KOK Edit: Your favorite copyeditor since 1984(SM)
KOK Edit: your favorite copyeditor since 1984(SM) KOK Edit: your favorite copyeditor since 1984(SM) Katharine O'Moore Klopf

Monday, June 02, 2008

Obama and His Church Life

If religion and involvement with a religious institution are not a part of your life, you might not understand what it is that people get out of religion, what they get out of searching for God.

And given the well-publicized extremes of some far-right folks who call themselves Christians, you might also have seen the much-hyped tussles among other presidential candidates and their minions, Barack Obama, and the media over Obama's now former church as too much of a muchness; you might have thought Obama should just walk away from his religion completely.

I am a writer and editor and a decent speaker, but I cannot always explain my spirituality well to others. I certainly have had difficulty explaining life in U.S. churches to atheist, agnostic, and antireligion friends and colleagues, so I don't often try. Part of that has to do with my having left the local Presbyterian church within the last 2 years; I'm still working out how I feel about my own spiritual life. That's made it difficult for me to help put the brouhaha over Obama's church life into perspective for those folks.

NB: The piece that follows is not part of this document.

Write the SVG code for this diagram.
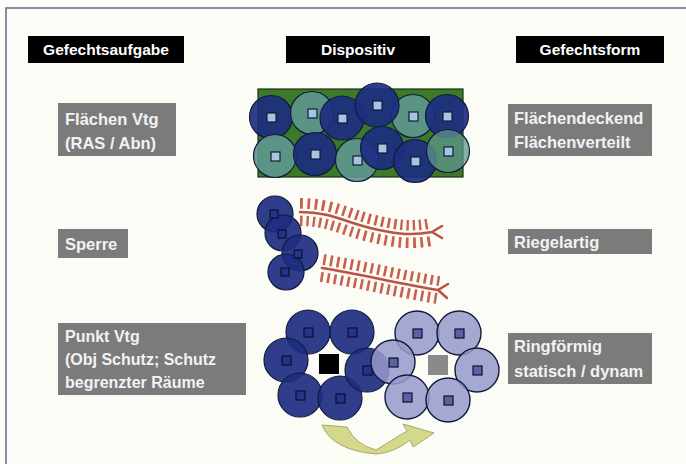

But a blogging friend of mine, a minister from Obama's own Christian denomination, the United Church of Christ, who uses the pseudonym Songbird has explained it all quite well in an open letter to Obama:
... Let me respond first as a pastor. It would be my hope that NO member of any church I serve would EVER be held responsible for my words from the pulpit. In the Congregational tradition, whatever the colorway might be, freedom of the pulpit is an essential. Pastors are sometimes called to be prophets, and they may say, and I hope WILL say, things that people in the pews or outside the church walls might find perturbing, if not shocking, particularly when the people being shocked are essentially comfortable themselves. Pastors step up into their pulpits, televised or not, to break open the word of God. Anyone who thinks that ought to be restrained to sweet stories about what we learned in kindergarten or advice for how to keep your husband happy or instructions on gaining financial success is not in touch with the history of preaching and in particular with the history of prophetic preaching. ...

People who don't belong to churches may not understand this. They may have an expectation that everything is clear cut, that no relationships are compromised, that your pastor is a service-provider, and you will up and go if you are no longer satisfied. ...

You're in a campaign that is only beginning. When the 2008 version of the Swift Boaters come along, we are all going to have to watch those video clips again, and I'm afraid you will have to state your case again, too. You always seem to find a way to do it that sounds reasonable, even when I know you must be irritated, and I admire that in you. Keep taking the high road. We need to walk the high road. ...

I hope that you'll take the time to read Songbird's post in full.


Imperatrix said...

I'm one of those non-churchy types, but I'll say that, really, what his pastor said was no big deal to me. I think much of what he said was right. A bit over the top, but, yeah, I could see it (even the KKK comment, if I'm remembering correctly).

That guest preacher though -- the white Catholic priest who was dissing Hillary Clinton? I would have walked out on him during that nasty speech.

I never thought the issue was Obama leaving his *religion*, was it? (I'm not so good with the mainstream press, as you know) I thought it was about him leaving that congregation.

And was Obama even in the pews during the mean Catholic sermon?

Katharine O'Moore-Klopf said...

Yes, Imperatrix, I also agreed with much of what the Rev. Jeremiah Wright (Obama's former pastor) said. And Father Michael Pfleger made a personal attack on Hillary Clinton when he should've been speaking in generalities.

But there are lots of folks (not the media) with whom I've corresponded who wanted Obama to not only disassociate himself from his church but to drop religion entirely. These are the people whom I hope can see, from Songbird's letter, why Obama stuck with his church as long as he did.